Business model needs enabling environs to thrive
Political risk has always been an important issue, particularly in Africa and inhibits investments decision, as every factor in consideration will be unclear at such times, the Executive Director at RMBN, Dalu Ajene, has observed.

In an exclusive chat with The Guardian, on the sidelines of the just concluded, Africa Stock Exchanges Association, where he featured at a panel session, he said that Alternative Investment (AI), as a long term model, would always adopt a “wait and see” approach, like others, when not clear.

Speaking on the prospects of investments in Nigeria amid the rising political tension, he said that the issue in context is not necessarily about capital flight, but about the change of government or fallouts of the political season and its implications on longer-term fundamentals.

“Now it behooves investors to pause and see how the environment comes out of the political season to make a longer term commitment. When there is haze, it is always difficult to make decision. I think most investors are going to pause, to see whoever emerges and what the person is going to stand for.

Meanwhile, the investment expert has decried the assessed lack of depth for non-equity investments in Nigeria and the rest of Africa, saying government’s concern for growth of small business should motivate it to create the enabling environment for the players.

Ajene explained that non-equity market offers alternative investments that not related to the traditional fixed income investments, but includes venture capital, private equity, infrastructure, real eastate investments and commodities.

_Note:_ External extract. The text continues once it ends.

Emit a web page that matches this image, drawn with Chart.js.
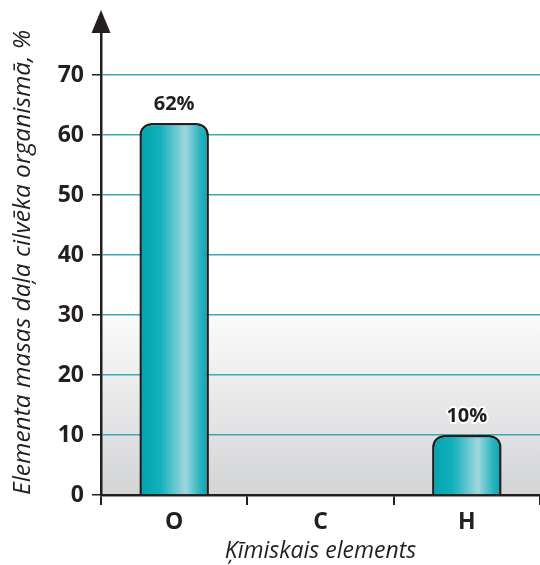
<!DOCTYPE html>
<html>
<head>
<meta charset="utf-8">
<script src="https://cdn.jsdelivr.net/npm/chart.js@4"></script>
<style>
  html, body { margin: 0; padding: 0; background: #ffffff; }
  #wrap { width: 540px; height: 565px; position: relative; }
</style>
</head>
<body>
<div id="wrap"><canvas id="chart" width="540" height="565"></canvas></div>
<script>
// Chemical elements and their share of body mass (%); carbon has no bar drawn
const elements = ['O', 'C', 'H'];
const massShare = [62, null, 10];
const yTicks = [0, 10, 20, 30, 40, 50, 60, 70];

const INK = '#231f20';
const GRID = '#3aaab6';
const FONT = '"Open Sans", "Liberation Sans", sans-serif';

// Grey band fading in below the 30 % line
const bandPlugin = {
  id: 'band',
  beforeDraw(chart) {
    const { ctx, chartArea, scales } = chart;
    const yTop = scales.y.getPixelForValue(30);
    const yBot = scales.y.getPixelForValue(0);
    const g = ctx.createLinearGradient(0, yTop, 0, yBot);
    g.addColorStop(0, '#fbfbfb');
    g.addColorStop(1, '#d3d4d6');
    ctx.save();
    ctx.fillStyle = g;
    ctx.fillRect(chartArea.left, yTop, chartArea.right - chartArea.left, yBot - yTop);
    ctx.restore();
  }
};

// Arrow head on the value axis and percentage labels above the bars
const decorPlugin = {
  id: 'decor',
  afterDraw(chart) {
    const { ctx, chartArea, scales } = chart;
    const x0 = scales.y.right;
    ctx.save();
    ctx.fillStyle = INK;
    ctx.beginPath();
    ctx.moveTo(x0, chartArea.top - 5);
    ctx.lineTo(x0 - 9.5, chartArea.top + 18);
    ctx.lineTo(x0 + 9.5, chartArea.top + 18);
    ctx.closePath();
    ctx.fill();

    const meta = chart.getDatasetMeta(0);
    ctx.font = 'bold 20px ' + FONT;
    ctx.textAlign = 'center';
    ctx.textBaseline = 'alphabetic';
    ctx.lineJoin = 'round';
    meta.data.forEach((bar, i) => {
      const v = massShare[i];
      if (v == null) return;
      const txt = v + '%';
      const ty = bar.y - 13;
      ctx.strokeStyle = '#ffffff';
      ctx.lineWidth = 4;
      ctx.strokeText(txt, bar.x, ty);
      ctx.fillStyle = INK;
      ctx.fillText(txt, bar.x, ty);
    });
    ctx.restore();
  }
};

const BAR_PCT = 0.475;

function barGradient(context) {
  const chart = context.chart;
  const xs = chart.scales.x;
  if (!chart.chartArea || !xs) return '#00aab6';
  const cx = xs.getPixelForValue(context.dataIndex);
  const w = (xs.width / elements.length) * BAR_PCT;
  const g = chart.ctx.createLinearGradient(cx - w / 2, 0, cx + w / 2, 0);
  g.addColorStop(0, '#00a3af');
  g.addColorStop(0.3, '#12b0bb');
  g.addColorStop(0.66, '#a0d7de');
  g.addColorStop(0.88, '#27b3be');
  g.addColorStop(1, '#00a6b2');
  return g;
}

new Chart(document.getElementById('chart'), {
  type: 'bar',
  data: {
    labels: elements,
    datasets: [{
      data: massShare,
      backgroundColor: barGradient,
      borderColor: INK,
      borderWidth: 2.5,
      borderSkipped: 'bottom',
      borderRadius: { topLeft: 12, topRight: 12, bottomLeft: 0, bottomRight: 0 },
      barPercentage: BAR_PCT,
      categoryPercentage: 1
    }]
  },
  options: {
    responsive: false,
    animation: false,
    devicePixelRatio: 1,
    layout: { padding: { top: 15, right: 0, left: 0, bottom: 0 } },
    plugins: { legend: { display: false }, tooltip: { enabled: false } },
    scales: {
      x: {
        offset: true,
        afterFit(scale) { scale.height = 70; },
        grid: {
          offset: true,
          drawOnChartArea: false,
          tickLength: 10,
          tickColor: INK,
          lineWidth: 2
        },
        border: { color: INK, width: 2.5 },
        ticks: { color: INK, padding: 4, font: { family: FONT, size: 23, weight: 'bold' } },
        title: {
          display: true,
          text: 'Ķīmiskais elements',
          color: INK,
          padding: { top: 0, bottom: 0 },
          font: { family: FONT, size: 23, style: 'italic', weight: 500 }
        }
      },
      y: {
        min: 0,
        max: 80,
        afterFit(scale) {
          scale.width = 101;
          scale.paddingTop = 0;
          scale.paddingBottom = 0;
        },
        afterBuildTicks(scale) {
          scale.ticks = yTicks.concat([80]).map(v => ({ value: v }));
        },
        grid: {
          color: c => (c.tick && (c.tick.value === 0 || c.tick.value === 80)) ? 'rgba(0,0,0,0)' : GRID,
          tickColor: c => (c.tick && c.tick.value === 80) ? 'rgba(0,0,0,0)' : INK,
          lineWidth: 1.5,
          tickLength: 9
        },
        border: { color: INK, width: 2.5 },
        ticks: {
          color: INK,
          padding: 8,
          font: { family: FONT, size: 23, weight: 'bold' },
          callback: v => (v === 80 ? '' : String(v))
        },
        title: {
          display: true,
          text: 'Elementa masas daļa cilvēka organismā, %',
          align: 'start',
          color: INK,
          padding: { top: 8, bottom: 0 },
          font: { family: FONT, size: 24.5, style: 'italic', weight: 500 }
        }
      }
    }
  },
  plugins: [bandPlugin, decorPlugin]
});
</script>
</body>
</html>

Besides, he called on governments to create enabling environment in appropriate sectors that will allow the players in alternative investments to thrive.

He said that this will involve attracting multilateral institutions to channel resources into the sectors as grants, as well as resources that will enable debt at less cost and eventually, the venture capitalists, to complement.

“In Africa, the non-equity segment is at infancy, compared to global market, where it has grown to become a significant part of the global capital market. It is nascent in the continent because of the size of investment needed, knowledge base, access to the fund managers who deliver expertise in key investments are low,” he said.

According to him, while these alternative investment are seen as costly, a look at the value they create outweighs the cost, as it offers, not only the immediate capital, under huge risks, but also skills and expertise- governance and understanding of industry, technological processes and supply, which help companies to scale up much faster than the other way.

He pointed out that there are regulatory issues that stops traditional sources from investing in AI, citing the pension funds, where significant portion cannot be invested, as the administrators are restricted to between five per cent and 10 per cent, depending on their categorisation, under the latest rule.

“This is a very small amount compared to regulatory guides in other jurisdictions,” he said, adding that there is lack of understanding, capital and depth because if there is full knowledge of these investment vehicles, more players will better align their capital requirements to take advantage of the market.

“There is infrastructure challenge, though not just Nigeria, but across Africa. These range from poor ports facility, roads, waterways to power. If you are a company that provides these for yourself, then that limits profitability,” he added.